Fans alone can't save shows

Fan campaigns to save canceled shows have worked. Netflix rescued Lucifer and Designated Survivor; Amazon is airing a fourth season and producing a fifth season of The Expanse; and NBC gave Timeless a second season, though fans were not powerful enough to get it a third.

The big success story this season is that Pop will become the new home of One Day at a Time. Netflix canceled the show after three seasons, but Pop saw a show that fans still wanted to watch. However, Pop President Brad Schwartz was careful to specify that fans were only one component of a package that can rescue a canceled show.

"The fan passion that the show had is certainly one part of it, but there are many parts that go into making a decision like this," Schwartz said. "First and foremost, we love the show.
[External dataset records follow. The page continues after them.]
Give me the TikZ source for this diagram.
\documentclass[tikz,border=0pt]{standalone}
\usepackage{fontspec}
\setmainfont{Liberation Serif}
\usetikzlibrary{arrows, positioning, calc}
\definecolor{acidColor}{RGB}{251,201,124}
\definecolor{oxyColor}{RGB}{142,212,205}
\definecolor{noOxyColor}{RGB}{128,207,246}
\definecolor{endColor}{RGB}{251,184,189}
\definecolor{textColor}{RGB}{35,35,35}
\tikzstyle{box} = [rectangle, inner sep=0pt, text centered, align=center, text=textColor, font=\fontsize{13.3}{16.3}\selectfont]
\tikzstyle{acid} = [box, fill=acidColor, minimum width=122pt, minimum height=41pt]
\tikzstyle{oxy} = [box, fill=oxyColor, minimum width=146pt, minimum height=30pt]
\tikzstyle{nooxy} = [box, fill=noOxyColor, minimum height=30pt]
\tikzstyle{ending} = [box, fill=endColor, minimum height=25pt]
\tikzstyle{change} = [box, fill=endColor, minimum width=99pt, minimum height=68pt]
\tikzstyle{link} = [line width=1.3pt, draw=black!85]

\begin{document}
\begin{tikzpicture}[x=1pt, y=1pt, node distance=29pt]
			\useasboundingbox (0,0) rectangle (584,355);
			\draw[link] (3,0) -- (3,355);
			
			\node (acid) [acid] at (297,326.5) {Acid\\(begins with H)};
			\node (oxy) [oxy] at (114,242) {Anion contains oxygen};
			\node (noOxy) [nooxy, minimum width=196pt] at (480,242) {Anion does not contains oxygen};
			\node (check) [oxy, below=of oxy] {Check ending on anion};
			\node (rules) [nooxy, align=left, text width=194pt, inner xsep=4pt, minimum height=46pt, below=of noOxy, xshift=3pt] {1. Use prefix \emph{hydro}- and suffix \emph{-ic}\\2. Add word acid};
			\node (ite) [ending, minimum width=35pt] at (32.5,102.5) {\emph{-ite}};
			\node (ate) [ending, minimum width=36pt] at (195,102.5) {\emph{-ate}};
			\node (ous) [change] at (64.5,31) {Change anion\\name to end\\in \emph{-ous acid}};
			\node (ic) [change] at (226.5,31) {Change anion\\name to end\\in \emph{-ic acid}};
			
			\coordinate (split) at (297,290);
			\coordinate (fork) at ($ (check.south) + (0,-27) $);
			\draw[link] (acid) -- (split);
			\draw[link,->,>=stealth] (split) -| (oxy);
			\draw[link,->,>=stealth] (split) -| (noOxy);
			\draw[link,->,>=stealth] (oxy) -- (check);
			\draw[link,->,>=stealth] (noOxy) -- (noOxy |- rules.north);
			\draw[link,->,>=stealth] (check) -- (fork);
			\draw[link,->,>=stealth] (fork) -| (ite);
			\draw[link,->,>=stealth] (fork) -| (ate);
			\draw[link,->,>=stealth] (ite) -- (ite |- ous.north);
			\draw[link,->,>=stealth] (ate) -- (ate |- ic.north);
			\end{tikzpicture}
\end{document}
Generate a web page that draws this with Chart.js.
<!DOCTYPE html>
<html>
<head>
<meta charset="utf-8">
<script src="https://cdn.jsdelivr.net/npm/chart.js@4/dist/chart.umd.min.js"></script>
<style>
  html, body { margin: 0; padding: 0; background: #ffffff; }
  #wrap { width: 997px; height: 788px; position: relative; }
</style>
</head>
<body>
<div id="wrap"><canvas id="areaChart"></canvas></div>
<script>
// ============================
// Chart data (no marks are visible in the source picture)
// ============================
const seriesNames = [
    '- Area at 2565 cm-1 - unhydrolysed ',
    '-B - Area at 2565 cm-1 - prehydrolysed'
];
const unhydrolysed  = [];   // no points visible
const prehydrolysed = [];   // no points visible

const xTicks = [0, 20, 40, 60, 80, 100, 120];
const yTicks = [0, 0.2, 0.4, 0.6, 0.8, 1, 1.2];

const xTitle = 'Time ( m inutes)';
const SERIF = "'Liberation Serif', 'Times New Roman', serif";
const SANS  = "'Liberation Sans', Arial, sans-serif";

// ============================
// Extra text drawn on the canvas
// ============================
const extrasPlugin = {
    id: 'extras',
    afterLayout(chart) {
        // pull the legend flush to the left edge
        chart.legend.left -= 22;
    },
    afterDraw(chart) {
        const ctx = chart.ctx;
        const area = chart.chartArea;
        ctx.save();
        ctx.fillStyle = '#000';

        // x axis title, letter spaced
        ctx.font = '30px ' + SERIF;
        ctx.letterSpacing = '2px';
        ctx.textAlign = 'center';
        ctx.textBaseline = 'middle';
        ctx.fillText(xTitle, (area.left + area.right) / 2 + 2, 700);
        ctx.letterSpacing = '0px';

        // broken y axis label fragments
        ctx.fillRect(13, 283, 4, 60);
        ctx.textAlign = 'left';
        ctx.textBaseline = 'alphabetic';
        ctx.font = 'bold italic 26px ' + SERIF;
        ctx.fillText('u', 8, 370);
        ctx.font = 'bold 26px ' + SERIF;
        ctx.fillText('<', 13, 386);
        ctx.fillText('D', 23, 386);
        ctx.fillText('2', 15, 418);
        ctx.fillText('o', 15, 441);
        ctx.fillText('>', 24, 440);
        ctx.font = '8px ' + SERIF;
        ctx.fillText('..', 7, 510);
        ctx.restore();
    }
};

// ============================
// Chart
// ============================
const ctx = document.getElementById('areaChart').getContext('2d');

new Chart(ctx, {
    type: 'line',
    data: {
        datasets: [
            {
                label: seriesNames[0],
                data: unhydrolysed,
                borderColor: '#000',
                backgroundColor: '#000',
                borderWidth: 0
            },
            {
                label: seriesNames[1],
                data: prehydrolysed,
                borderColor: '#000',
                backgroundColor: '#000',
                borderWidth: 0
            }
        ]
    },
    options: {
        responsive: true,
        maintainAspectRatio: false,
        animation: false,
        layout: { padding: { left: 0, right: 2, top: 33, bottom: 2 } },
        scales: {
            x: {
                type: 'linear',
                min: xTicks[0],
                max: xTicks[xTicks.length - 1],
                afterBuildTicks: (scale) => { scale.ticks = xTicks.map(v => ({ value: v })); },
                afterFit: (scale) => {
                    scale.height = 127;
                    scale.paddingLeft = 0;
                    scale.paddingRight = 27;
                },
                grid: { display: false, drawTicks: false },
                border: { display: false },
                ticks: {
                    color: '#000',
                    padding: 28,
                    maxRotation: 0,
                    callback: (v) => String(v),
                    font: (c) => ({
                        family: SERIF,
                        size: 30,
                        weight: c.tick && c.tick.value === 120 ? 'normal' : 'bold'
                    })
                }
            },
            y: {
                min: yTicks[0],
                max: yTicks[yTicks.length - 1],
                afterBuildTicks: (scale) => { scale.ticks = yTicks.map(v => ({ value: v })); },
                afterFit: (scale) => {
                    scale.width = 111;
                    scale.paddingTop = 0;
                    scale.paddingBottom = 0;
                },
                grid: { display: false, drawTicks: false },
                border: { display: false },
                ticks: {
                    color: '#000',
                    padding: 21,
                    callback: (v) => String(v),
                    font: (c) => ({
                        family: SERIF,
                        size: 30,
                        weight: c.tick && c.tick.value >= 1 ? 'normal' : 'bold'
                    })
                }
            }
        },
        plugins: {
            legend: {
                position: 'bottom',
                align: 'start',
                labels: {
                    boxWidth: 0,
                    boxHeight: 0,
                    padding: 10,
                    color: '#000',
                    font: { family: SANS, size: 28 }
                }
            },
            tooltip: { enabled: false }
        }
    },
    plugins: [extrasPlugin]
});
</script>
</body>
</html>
Second of all, it was a show that really felt like it fit on our network."

Lindelof credits fans with persuading HBO to give The Leftovers a second season. Some 50 fans dressed up as the show's Guilty Remnant and stood outside HBO's offices. Over on the broadcast side, fans weren't enough to save Scorpion on CBS.


"You hope to get to the point where fans are so engaged that they take time out of their day to write a letter or to tweet," CBS President of Entertainment Kelly Kahl said. "Fans of Scorpion are killing me on Twitter right now wanting to bring the show back. You hope for that kind of passion from your fans. A lot of what the fans want is not always practical, sadly, but I think we're always mindful of our audience."

They do listen to fans

That's not to say fans should just sit back and let the creators work. Many creators, including Lindelof, said they value the feedback fans give them. Star Trek: Discovery showrunner Michelle Paradise pays attention to the fan reactions to episodes.
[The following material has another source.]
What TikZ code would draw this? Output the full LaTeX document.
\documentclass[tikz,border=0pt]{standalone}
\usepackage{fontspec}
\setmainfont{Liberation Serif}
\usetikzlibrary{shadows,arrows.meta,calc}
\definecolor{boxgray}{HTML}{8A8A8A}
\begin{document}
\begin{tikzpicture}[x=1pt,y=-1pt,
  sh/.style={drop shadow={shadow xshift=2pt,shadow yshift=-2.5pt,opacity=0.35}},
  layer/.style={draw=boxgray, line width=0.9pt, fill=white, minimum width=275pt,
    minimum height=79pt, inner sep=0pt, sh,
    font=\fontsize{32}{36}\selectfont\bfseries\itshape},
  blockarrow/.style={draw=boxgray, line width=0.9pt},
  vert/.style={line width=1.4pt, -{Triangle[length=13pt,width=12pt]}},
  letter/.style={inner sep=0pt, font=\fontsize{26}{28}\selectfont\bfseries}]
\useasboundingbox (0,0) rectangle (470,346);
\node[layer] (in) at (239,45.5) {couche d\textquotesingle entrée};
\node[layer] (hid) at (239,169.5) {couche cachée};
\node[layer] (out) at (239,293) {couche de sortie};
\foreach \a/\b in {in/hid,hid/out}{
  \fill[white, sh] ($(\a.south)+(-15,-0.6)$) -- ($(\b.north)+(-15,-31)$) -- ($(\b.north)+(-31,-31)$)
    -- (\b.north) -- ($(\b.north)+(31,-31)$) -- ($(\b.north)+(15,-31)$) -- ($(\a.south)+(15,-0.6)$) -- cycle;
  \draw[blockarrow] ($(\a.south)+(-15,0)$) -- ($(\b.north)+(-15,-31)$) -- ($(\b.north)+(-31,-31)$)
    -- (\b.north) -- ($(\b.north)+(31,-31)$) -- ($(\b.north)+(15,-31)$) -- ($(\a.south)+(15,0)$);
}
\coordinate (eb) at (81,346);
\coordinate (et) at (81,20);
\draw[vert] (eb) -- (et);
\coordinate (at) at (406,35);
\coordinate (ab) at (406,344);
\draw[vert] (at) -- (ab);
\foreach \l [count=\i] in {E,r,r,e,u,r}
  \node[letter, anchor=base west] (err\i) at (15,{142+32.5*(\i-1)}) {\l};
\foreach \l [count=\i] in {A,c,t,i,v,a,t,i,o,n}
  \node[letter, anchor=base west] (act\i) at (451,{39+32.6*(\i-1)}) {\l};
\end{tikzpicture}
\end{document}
"We want to hear what people think of the show and want to hear what people like, but ultimately what it always comes down to is the characters themselves," Paradise said. "What are the best stories for these characters? We love people's feedback. We always are looking to hear that."

Warren Littlefield was a network executive at NBC, so he has fielded feedback from all sides: his creators, the fans and stockholders. Now that he is a producer of shows like The Handmaid's Tale and Fargo, he has a healthy perspective on fan feedback in the Internet age.


"First and foremost, I think as producers, we should embrace how passionate our fans are," Littlefield said. "They care about every, every move, every word, everything that we present. They study it. So we celebrate their support, their passionate support. Does it hurt when they don't like our choices? Sure, absolutely. But we try and listen."

Be kind

Fans should be excited to learn that many of the creators of their favorite shows do listen to their feedback. The best way to get a message through to the creators of a favorite show is to be kind. The quickest way to get tuned out is to be mean, industry executives say.

When Ruby Rose was cast as Batwoman last year, most of the feedback was supportive. There was a backlash for making Kate Kane gay and casting a bisexual actor. Negative feedback like that only empowered showrunner Caroline Dries in her conviction that this inclusive version of Batwoman was necessary in 2019.

"I think any time you face those voices, it's like, 'Yes, exactly. This is exactly why we need this,'" Dries said.

Guggenheim faced his share of angry Arrow fans online, too. Some were angry that he departed from the comic books and romantically paired Oliver Queen (Stephen Amell) with original character Felicity Smoak (Emily Bett Rickards). Fans of Oliver and Felicity ("Ollicity" to the shippers) were then angry when he followed the comics and paired Oliver with Laurel Lance (Katie Cassidy, and that's "Lauriver" to shippers).